Review: `Pete ‘n’ Keely’

Opened Sept. 13 at California Conservatory Theatre

Swingin’ sweethearts jazz up tuneful Pete ‘n’ Keely
three stars Cute kitsch

If the names Steve and Eydie mean anything to you, keep reading. If not, go watch High School Musical again.

Steve Lawrence and Eydie Gorme are, in my humble opinion, fantastic. Together and alone they’re great singers (few female vocalists have Gorme’s bravura belt), and the fact their husband-and-wife team — complete with dusty marriage jokes and corny banter — is still going strong (they have concerts booked through next March) only attests to their timeless appeal.

The comic musical revue Pete ‘n’ Keely is, in many ways, a tribute to Steve and Eydie. Like their real-life counterparts Pete Bartel and Keely Stevens made it big in the 1950s as a husband-and-wife singing duo whose mainstream popularity faltered in the late ’60s.

But unlike Steve ‘n’ Eydie, Pete ‘n’ Keely are divorced and attempting a comeback with a live NBC reunion special.

That’s the premise for the aptly named Pete ‘n’ Keely, which makes its Northern California debut at San Leandro’s California Conservatory Theatre.
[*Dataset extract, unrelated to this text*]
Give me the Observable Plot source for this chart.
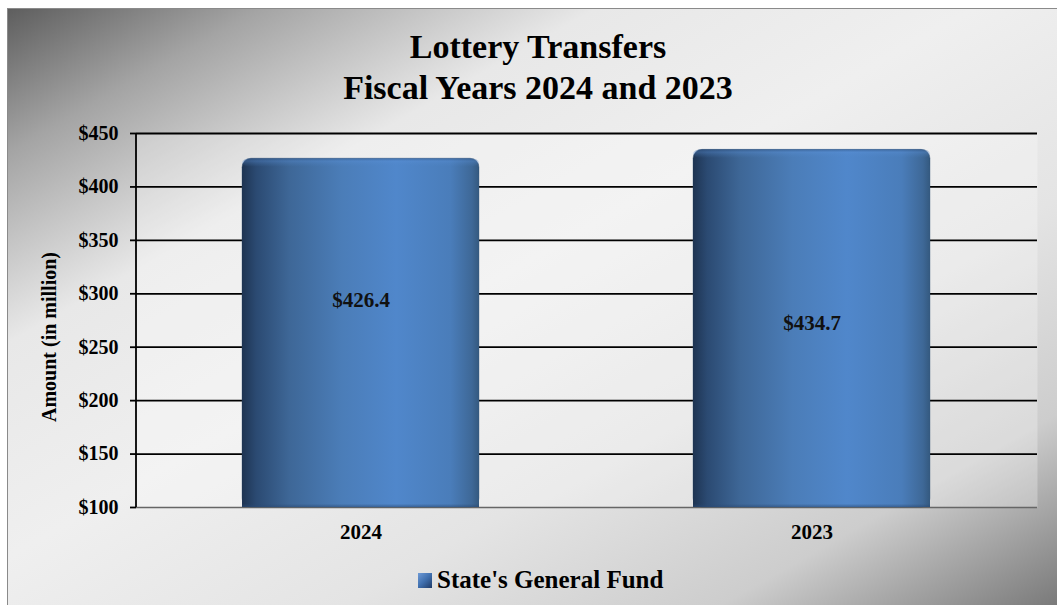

This is an in-between kind of a show. It’s part musical revue, with well-known songs like “Fever” and “Lover Come Back to Me” bumping up against new material by Patrick Brady (music) and Mark Waldrop (lyrics). And it’s part book musical, which means writer James Hindman is attempting to tell a story.

The musical revue part works best, at least it does in director Michael Ryken’s CCT production.

Diana Torres Koss as Keely has an admirable set of pipes — even Eydie Gorme might sit up and take note, which is saying something. She makes singing seem effortless, and she has no problem being heard over the three-piece “NBC Orchestra” (Tania Johnson, keyboardist/musical director; Taylor Still, drums; Travis Kindred, bass).

Ron Pickett as Pete isn’t quite as successful making himself heard all the time, but when he kicks his bright tenor into gear, his pure tones are more than audible.

Given that most of this nearly two-hour show is music, there’s a whole lot to enjoy.

The idea is that it’s 1968, and we’re the studio audience as Pete and Keely go live in attempt to revitalize their careers. After 12 years of marriage, cross-country tours and a Broadway show, their almost inevitable divorce pretty much killed their careers.

Keely’s latest album, “Keely a-Go-Go,” is being given away as a promo for Swell shampoo (“They put the oooh in shampoo”), and Pete’s performances in dinner theater musicals are getting him nowhere.

Hoping to rekindle the magic, an aging Pete and Keely hit the airwaves with their theme song, the catchy “It’s Us Again,” and take us on a journey through their lives together.
We see Keely as a child performer (“Daddy”); we see how Pete and Keely met in an Italian restaurant (“Besame Mucho”); and we see how they made a splash on the “Milton Berle Texaco Star Theatre” (a pure camp “Battle Hymn of the Republic”).

Along the way we get one-liners like this from Pete: “Those 12 years together were three of the happiest years of my life.” Or this from Keely: “Age is a number, and mine is unlisted.”

Most of the show consists of duets, with some — a sweet “Secret Love” the oh-so Steve and Eydie-esque “This Could Be the Start of Something Big” — recalling the kitschy enjoyment of great old variety shows. Curiously the solos, “Fever” for Pete, “Black Coffee” for Keely, aren’t nearly as interesting.

The medley from the (fictional) flop Broadway musical Tony ‘n’ Cleo, an adaptation of Shakespeare’s “Antony and Cleopatra,” is truly awful — by design, though not as funny as it should be.

When the show attempts to get serious, with Keely depicted as a lush and Pete as a philanderer, the show loses steam. Their fight during the song “Love,” during which they scream, of course, how much they hate each other, is a low point.

The happy ending is forced, and the believability factor that we’re watching a live television broadcast flies right out the window.

But when Pete ‘n’ Keely is swingin’, which it is much of the time, it’s a real ring-a-ding time. But Steve and Eydie have nothing to worry about.